The future of a primary school is under threat after education chiefs confirmed they were revisiting a proposal for a merger.
East Dunbartonshire Council first revealed its ‘preferred position’ to merge Baldernock Primary with Torrance Primary in March last year.
But the local authority was unable to act until the Scottish Government’s Commission on the Delivery of Rural Education had delivered its findings.
It was one of a number of prospective school mergers to counter falling school rolls.
Last month many of the Commission’s recommendations were implemented by the Scottish Government and are now enshrined in legislation. The Children & Young People’s Act 2014 requires councils to carry out a number of preliminary activities to decide whether a closure proposal is the most appropriate way forward.

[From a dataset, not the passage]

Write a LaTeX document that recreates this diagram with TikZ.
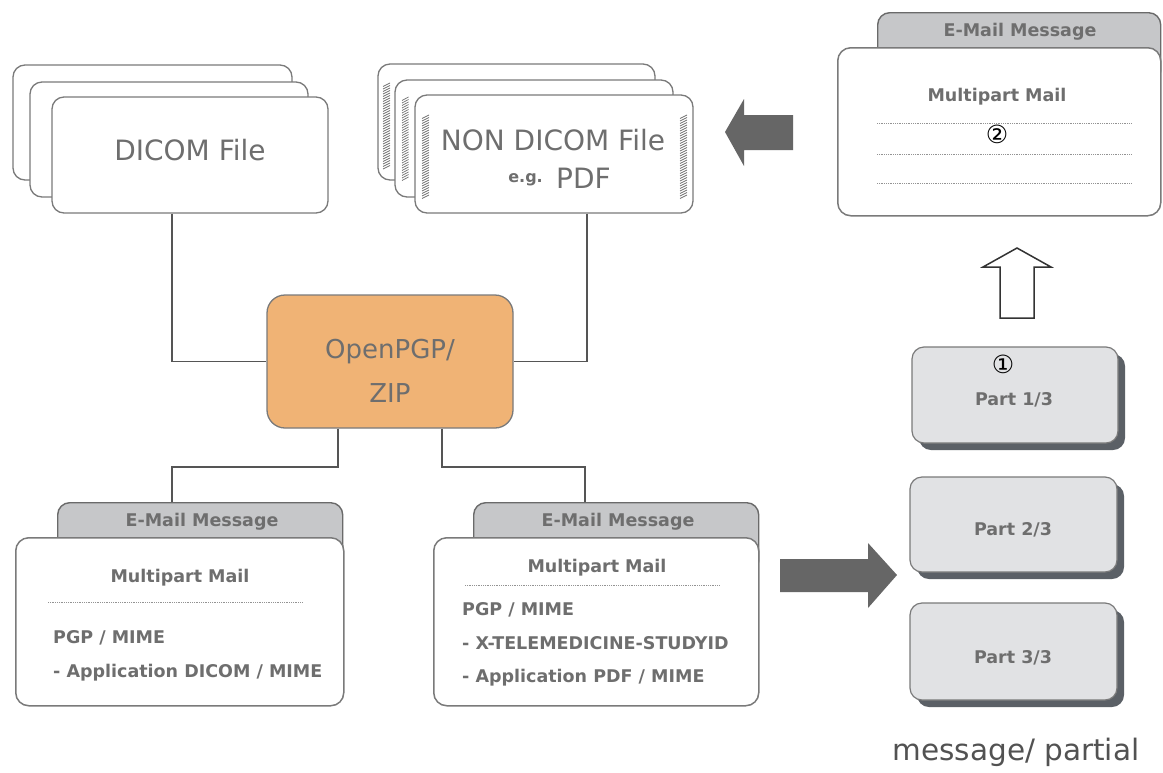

East Dunbartonshire Council will give the reasons for the closure proposal, discuss options with the school community, consider all reasonable alternatives, consider the likely educational benefits of the proposal and the impact on the community and consider the likely impact of travel arrangements associated with the proposal.
Council leader Rhondda Geekie, said: “Almost 18 months on from deciding that our preferred position was for a merger we are able to begin community engagement and set out on the route outlined by the Scottish Government.
We will now reassess that position, looking carefully at all options and their impact on pupils, school staff, local people and the entire school community.”
Council officers will report back to councillors with a recommendation on the way forward.
Councillor Geekie added: “We are reviewing our Primary School estate across the council and have already taken tough decisions to improve learning environments for our young people while addressing the serious issues of under occupancy and inefficient buildings.
“The work we are about to do to look at Baldernock and Torrance primaries will help us decide what is best in educational terms for the pupils involved.
“It will also help us to ensure that every penny of public money is working as hard as it possibly can within the education service.”